One example with the prestigious DFFB German film school illustrates this perfectly. She describes being offered a cast of all-white actors for a directing exercise focussed on Hundefreund in order to gain her place on the course. “I didn’t know how to direct a white man playing a Black character,” she says laughing. The school ended up as one of four German film schools that rejected Maissa before she took matters into her own hands and launched the BIPOC film society in Berlin in May 2020. It was through the society’s network that Hundefreund was made possible, and produced from start to finish by an almost entirely queer Black and brown film crew – a rarity in the German, and international, film industry. 

(From L to R) Maissa Lihedheb (Director, Founder of BIPOC Film Society), Lamin Leroy Gibba (actor, screenwriter), Sailesh Naidu (Producer)
Photography by Jerry Joe and Louis Malcolm Reiss

Perhaps it was a blessing in disguise for Maissa to avoid German film schools, because in March 2022, she was accepted into both New York University Tisch School of the Arts and The American Film Institute – the latter being one of the world’s top film schools with a less than one percent acceptance rate and a long list of Academy Award nominees and winners.

The filmmakers say that after receiving news of their German government funding, Hundefreund became more of a project than a film for them. With a non-binary brown producer, a German-Tunisian femme director, an Afro-German screenwriter/actor, and a team of queer Black and brown people at all levels of production, it wasn’t just the story that was being told, but the people who were telling the story that became the real gem. “We need to tell our own stories.
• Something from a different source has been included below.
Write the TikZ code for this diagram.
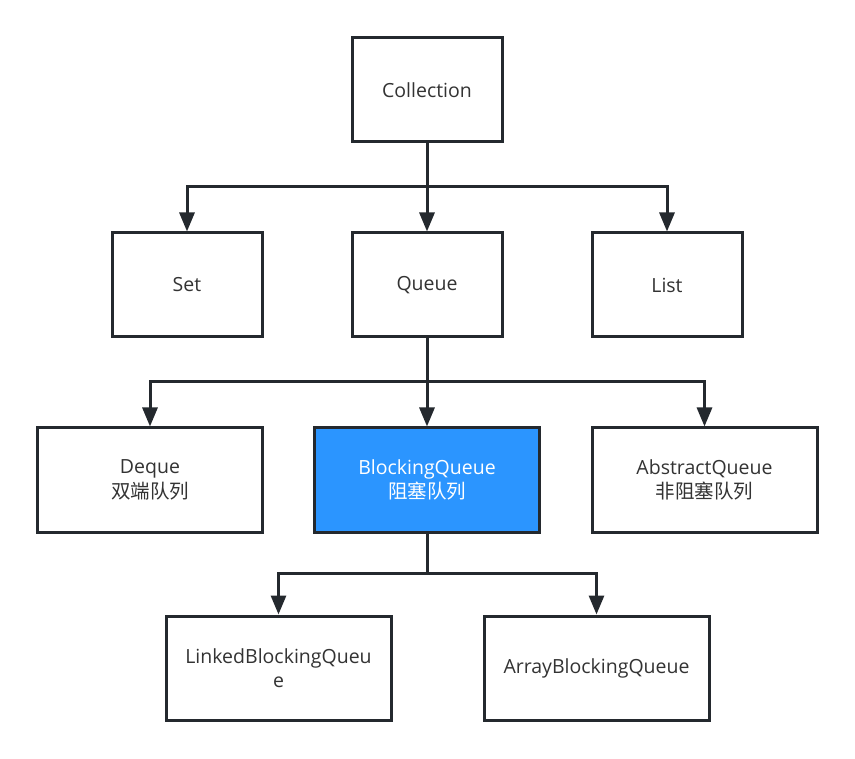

We need our subjectivity to be on screen,” says Lamin, overjoyed at how far the team has come.

In schools, on screen, and within bedrooms, being able to show and interrogate racism in Black and brown art is empowering. Hundefreund follows an honest exploration about the ups and downs experienced by Black and brown people in the quest for intimacy. But the film also refreshingly casts a sharp look at why we do the things we do, and what we sometimes sacrifice in pursuit of love.